Lo que ha provocado una efervescente indignación ciudadana por la obra faraónica de la Gran Vía ha sido fundamentalmente su alto presupuesto, sobretodo porque los datos que se han hecho públicos no parecen guardar relación ni con la necesidad de una reforma urgente, ni tampoco con los elementos urbanísticos que se han proyectado para la zona (no parece razonable apelar a cuestiones de estética para gastar cerca de un millón de euros en 16 farolas). Pero, de otro lado, también esa enorme generosidad del Gobierno del PP para el lujo ornamental choca frontalmente con la pereza en políticas de barriadas o la negativa por dotar a Ceuta de una cartera de servicios públicos de calidad, como podría ser la implantación de una unidad de radioterapia.

Ha sido la confluencia de estas dos percepciones la que ha posibilitado que en una ciudad profundamente polarizada, territorial y socialmente, el sentido común se haya hecho universal, esto es, exista unanimidad en considerar que las obras, además de ser innecesarias, están lejos de las prioridades sociales. Sin embargo, quedarnos únicamente en esto nos llevaría a la falacia de considerar las obras de la Gran Vía sólo como un error, una mala gestión. En absoluto se trata de esto, dado que ello implicaría exculpar la acción de un Gobierno que a lo largo de todas sus iniciativas, en estas casi dos décadas, ha definido un concepto de ciudad muy concreto.

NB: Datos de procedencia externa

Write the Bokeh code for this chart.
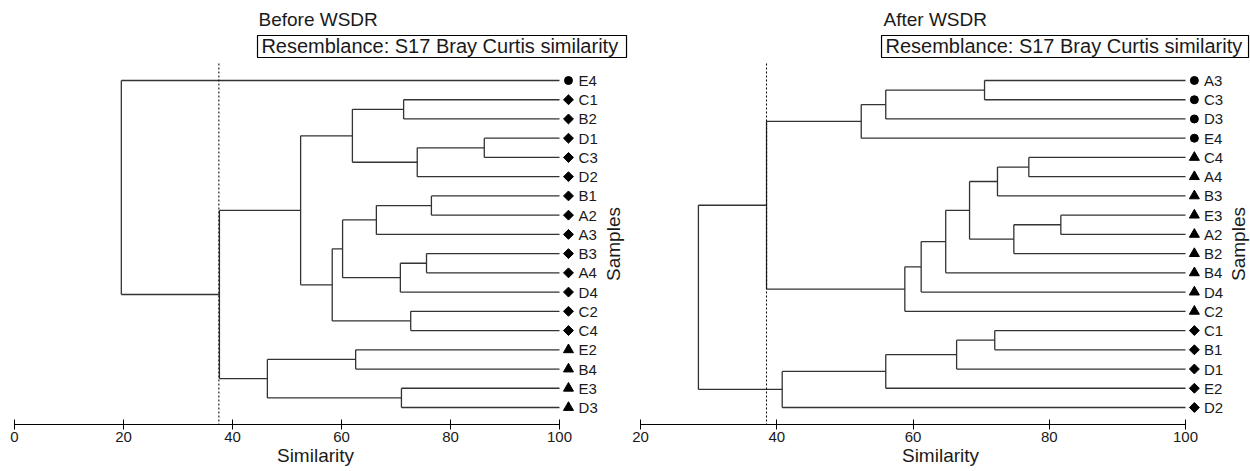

Lo que el PP ha desarrollado bajo la nomenclatura de “políticas en barriadas” es un artificio que pretende distraer nuestra mirada de lo que en realidad se muestra como la traducción urbanística de una ciudad construida sobre la injusticia social; un eufemismo que les ha servido para disimular, de un lado, su especial predilección por la acumulación de riqueza y la distribución asimétrica y, de otro, su responsabilidad en la profundización de las desigualdades que posibilitan tanto “crecimiento” concentrado y obsceno, un crecimiento sobre las personas, sobre los recursos y sobre la ciudad, que genera esas bolsas de exclusión a las que denominamos “periferia” (para, así, zafarnos de nuestra carga de culpa) y que constituyen la “cara b” del poder económico-político que se condensa en una gran zona residencial y de ocio: el centro.

En las obras del Gran Vía, el Partido Popular vuelve a mandar un mensaje claro: su apuesta por la opulencia y por el barrido de todo lo anterior. El propio Consejero de Fomento hablaba en los medios de la “era Vivas”. Es sencillamente insultante que un representante público se exprese en esos términos propios de repúblicas bananeras. La ciudad debe ser un espacio político donde sea posible la expresión de voluntades colectivas, un espacio para la solidaridad, no para gloria y fama de unos pocos (normalmente sobre otros).

La gestión democrática de la ciudad, a través de la participación de la sociedad de forma directa y participativa, no sólo garantizaría que este tipo de excesos no se produjeran, también que el desarrollo urbanístico se situara fuera de enfoques mercantilistas, enmarcándose, por el contrario, en lógicas de desarrollo social equitativo que primasen el “buen vivir” por encima de intereses personales o partidistas. Obviamente, este derecho inherente a las ciudades no deja de ser una postura que sitúa a los ciudadanos como elemento central, lo cual entra en contradicción con la polarización de la cual se nutre el PP: no todos somos iguales.

Nos encontramos, así, ante una concepción dogmática. No se trata de una mala gestión, sino de una visión de la realidad. Prueba de ello ha sido la justificación del superlativo gasto de las farolas expresada por el arquitecto: “No son farolas, son señas de identidad”. Además de apuntalar la desigualdad territorial como base necesaria para el crecimiento, ligan esta “prosperidad” a una determinada identidad (y no a otras). Es un atentado a la memoria colectiva de esta ciudad, un blanqueamiento de nuestra Historia de fenicios, romanos, árabes y portugueses. De lo contrario ¿cómo se explica que la Madrassa Al Yadida, que fue punto de referencia de la sabiduría del mundo, no aparezca en el proyecto? ¿cómo es posible que una obra que representa nuestras señas de identidad sólo ensalce el pasado portugués y cristiano? No, no es sólo un gasto desorbitado e innecesario. Se trata de la imposición de SU visión, por encima del derecho a la ciudad del resto; un derecho que obliga a las administraciones a hacer de la ciudad un escenario de encuentro para la construcción colectiva. Divididos y distraídos, desenfocamos nuestra mirada de lo realmente importante e incluso vital para el futuro de Ceuta.